** Given exercise **
Begin with the line holding "Reproduce this chart with matplotlib.", end with the line holding "bold_markers = ['Xfba367', 'Xwg583']", and repeat every line in between exactly, without pictures.

** Source records **
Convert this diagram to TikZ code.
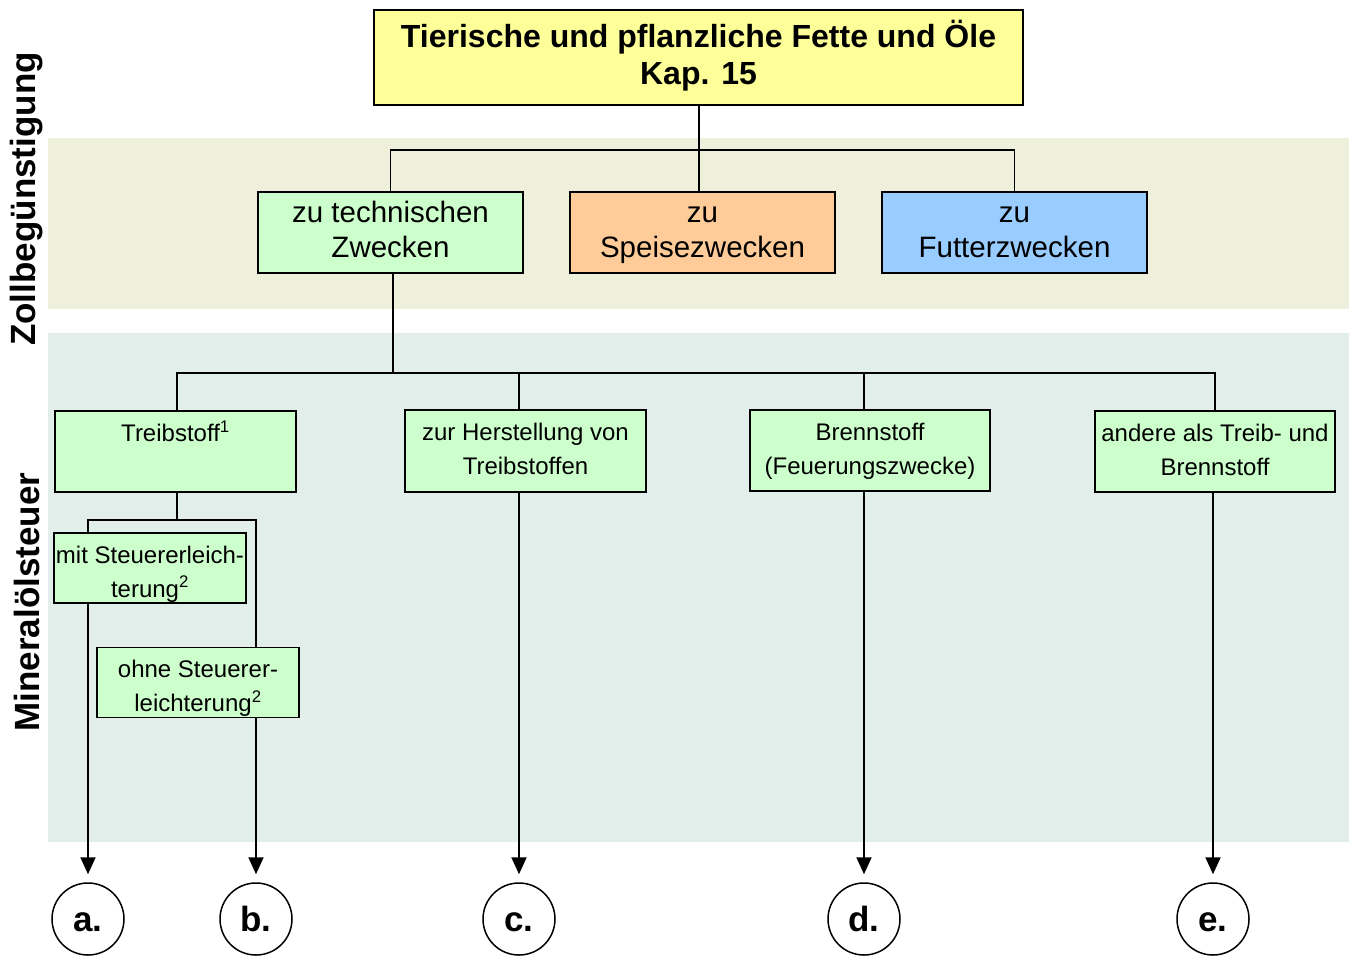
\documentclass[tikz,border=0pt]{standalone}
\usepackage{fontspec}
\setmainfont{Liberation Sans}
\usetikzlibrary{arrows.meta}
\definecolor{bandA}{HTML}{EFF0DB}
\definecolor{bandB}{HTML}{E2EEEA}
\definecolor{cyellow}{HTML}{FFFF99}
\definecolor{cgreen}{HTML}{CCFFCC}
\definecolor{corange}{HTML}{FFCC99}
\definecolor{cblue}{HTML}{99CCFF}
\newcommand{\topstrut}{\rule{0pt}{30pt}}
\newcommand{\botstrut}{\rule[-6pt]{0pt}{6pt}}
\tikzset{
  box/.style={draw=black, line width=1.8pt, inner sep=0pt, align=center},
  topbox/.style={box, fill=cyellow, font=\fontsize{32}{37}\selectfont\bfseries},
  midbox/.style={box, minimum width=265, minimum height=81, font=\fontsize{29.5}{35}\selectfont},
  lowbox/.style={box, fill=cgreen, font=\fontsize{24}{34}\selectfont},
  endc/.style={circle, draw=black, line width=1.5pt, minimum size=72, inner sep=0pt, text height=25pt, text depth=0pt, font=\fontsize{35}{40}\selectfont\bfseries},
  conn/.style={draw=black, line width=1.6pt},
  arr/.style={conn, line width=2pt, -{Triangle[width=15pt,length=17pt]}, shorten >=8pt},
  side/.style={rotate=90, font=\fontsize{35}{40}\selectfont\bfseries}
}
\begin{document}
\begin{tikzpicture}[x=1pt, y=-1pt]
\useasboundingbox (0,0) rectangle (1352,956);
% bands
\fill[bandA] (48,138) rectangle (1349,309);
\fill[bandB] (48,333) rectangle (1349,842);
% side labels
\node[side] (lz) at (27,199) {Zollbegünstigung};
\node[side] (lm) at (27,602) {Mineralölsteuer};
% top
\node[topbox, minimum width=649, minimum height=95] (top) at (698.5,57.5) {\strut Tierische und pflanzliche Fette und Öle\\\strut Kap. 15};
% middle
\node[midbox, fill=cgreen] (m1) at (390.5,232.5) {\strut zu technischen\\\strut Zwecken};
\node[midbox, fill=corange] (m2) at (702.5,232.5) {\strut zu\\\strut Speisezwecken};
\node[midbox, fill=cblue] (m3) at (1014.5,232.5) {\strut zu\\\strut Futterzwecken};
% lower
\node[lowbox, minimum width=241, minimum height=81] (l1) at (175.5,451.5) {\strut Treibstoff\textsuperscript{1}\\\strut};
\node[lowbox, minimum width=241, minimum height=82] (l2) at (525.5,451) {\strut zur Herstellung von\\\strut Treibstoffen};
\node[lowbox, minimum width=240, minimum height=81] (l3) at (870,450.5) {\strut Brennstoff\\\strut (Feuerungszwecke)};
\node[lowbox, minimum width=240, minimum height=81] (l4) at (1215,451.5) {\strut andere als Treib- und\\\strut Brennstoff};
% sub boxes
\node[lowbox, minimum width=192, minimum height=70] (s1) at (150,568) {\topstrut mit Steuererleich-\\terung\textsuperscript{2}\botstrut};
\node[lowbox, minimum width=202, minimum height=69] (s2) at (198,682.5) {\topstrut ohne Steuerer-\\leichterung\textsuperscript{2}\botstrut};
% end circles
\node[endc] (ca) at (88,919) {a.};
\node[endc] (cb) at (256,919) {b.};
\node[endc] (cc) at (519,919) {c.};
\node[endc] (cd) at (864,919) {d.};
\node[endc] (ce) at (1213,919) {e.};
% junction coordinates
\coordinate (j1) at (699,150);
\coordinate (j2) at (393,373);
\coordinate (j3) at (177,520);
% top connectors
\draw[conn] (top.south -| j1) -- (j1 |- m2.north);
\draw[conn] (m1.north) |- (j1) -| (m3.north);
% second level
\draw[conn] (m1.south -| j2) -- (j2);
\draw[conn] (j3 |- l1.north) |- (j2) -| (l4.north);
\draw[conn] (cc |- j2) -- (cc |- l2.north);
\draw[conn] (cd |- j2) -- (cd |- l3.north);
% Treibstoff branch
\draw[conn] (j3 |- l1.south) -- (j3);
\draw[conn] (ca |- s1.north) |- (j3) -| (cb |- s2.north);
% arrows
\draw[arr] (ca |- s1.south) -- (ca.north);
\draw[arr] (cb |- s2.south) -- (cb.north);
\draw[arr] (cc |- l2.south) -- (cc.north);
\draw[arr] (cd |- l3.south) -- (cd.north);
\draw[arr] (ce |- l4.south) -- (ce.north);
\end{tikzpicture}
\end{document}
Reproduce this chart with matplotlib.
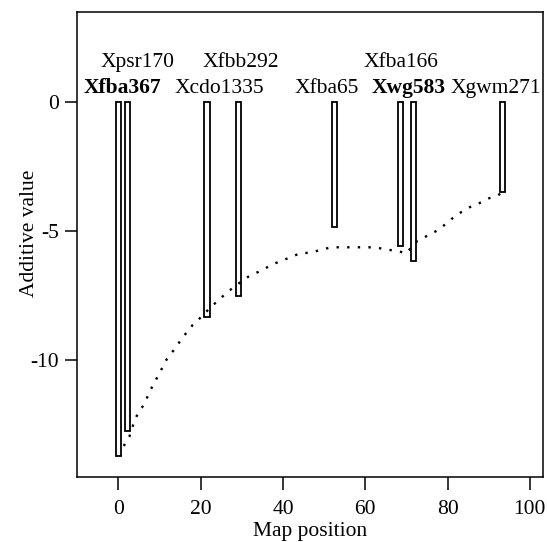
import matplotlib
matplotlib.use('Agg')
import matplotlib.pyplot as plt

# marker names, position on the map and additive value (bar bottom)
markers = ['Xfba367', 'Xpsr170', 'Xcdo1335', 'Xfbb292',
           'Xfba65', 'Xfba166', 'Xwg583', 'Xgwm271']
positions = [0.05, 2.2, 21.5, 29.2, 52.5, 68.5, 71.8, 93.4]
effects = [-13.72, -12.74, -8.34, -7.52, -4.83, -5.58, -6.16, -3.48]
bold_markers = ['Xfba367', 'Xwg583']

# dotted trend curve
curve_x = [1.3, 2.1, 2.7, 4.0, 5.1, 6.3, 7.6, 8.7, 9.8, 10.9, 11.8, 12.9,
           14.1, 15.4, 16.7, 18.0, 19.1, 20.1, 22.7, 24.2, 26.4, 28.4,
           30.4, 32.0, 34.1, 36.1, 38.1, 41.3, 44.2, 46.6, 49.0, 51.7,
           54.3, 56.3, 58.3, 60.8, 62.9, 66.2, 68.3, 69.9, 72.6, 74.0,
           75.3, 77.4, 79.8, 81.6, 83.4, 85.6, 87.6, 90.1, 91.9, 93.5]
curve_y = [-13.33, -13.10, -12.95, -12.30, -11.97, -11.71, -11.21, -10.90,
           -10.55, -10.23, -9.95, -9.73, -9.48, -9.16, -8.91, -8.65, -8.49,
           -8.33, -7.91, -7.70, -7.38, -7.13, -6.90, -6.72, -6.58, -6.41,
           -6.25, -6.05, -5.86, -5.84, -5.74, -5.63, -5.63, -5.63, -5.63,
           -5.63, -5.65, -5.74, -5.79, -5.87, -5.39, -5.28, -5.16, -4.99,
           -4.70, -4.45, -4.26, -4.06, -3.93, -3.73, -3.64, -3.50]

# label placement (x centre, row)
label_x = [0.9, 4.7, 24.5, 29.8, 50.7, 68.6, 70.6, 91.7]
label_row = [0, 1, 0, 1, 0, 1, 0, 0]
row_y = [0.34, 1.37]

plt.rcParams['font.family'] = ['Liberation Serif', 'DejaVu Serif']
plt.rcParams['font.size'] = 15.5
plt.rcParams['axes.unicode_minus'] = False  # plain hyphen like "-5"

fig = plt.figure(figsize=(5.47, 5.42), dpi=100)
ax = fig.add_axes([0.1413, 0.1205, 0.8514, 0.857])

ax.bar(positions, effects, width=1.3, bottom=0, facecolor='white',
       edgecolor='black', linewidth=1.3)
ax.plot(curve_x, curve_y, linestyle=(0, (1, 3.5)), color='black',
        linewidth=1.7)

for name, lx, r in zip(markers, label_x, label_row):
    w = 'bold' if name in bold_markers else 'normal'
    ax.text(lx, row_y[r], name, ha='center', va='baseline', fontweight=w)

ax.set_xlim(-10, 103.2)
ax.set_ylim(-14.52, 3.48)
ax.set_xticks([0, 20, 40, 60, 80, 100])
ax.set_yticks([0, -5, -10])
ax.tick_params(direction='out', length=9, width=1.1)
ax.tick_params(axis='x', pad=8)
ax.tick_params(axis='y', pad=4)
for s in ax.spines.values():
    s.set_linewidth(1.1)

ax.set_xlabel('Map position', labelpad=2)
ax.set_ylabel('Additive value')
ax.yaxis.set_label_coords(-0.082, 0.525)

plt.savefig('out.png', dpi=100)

** The result **
Reproduce this chart with matplotlib.
import matplotlib
matplotlib.use('Agg')
import matplotlib.pyplot as plt

# marker names, position on the map and additive value (bar bottom)
markers = ['Xfba367', 'Xpsr170', 'Xcdo1335', 'Xfbb292',
           'Xfba65', 'Xfba166', 'Xwg583', 'Xgwm271']
positions = [0.05, 2.2, 21.5, 29.2, 52.5, 68.5, 71.8, 93.4]
effects = [-13.72, -12.74, -8.34, -7.52, -4.83, -5.58, -6.16, -3.48]
bold_markers = ['Xfba367', 'Xwg583']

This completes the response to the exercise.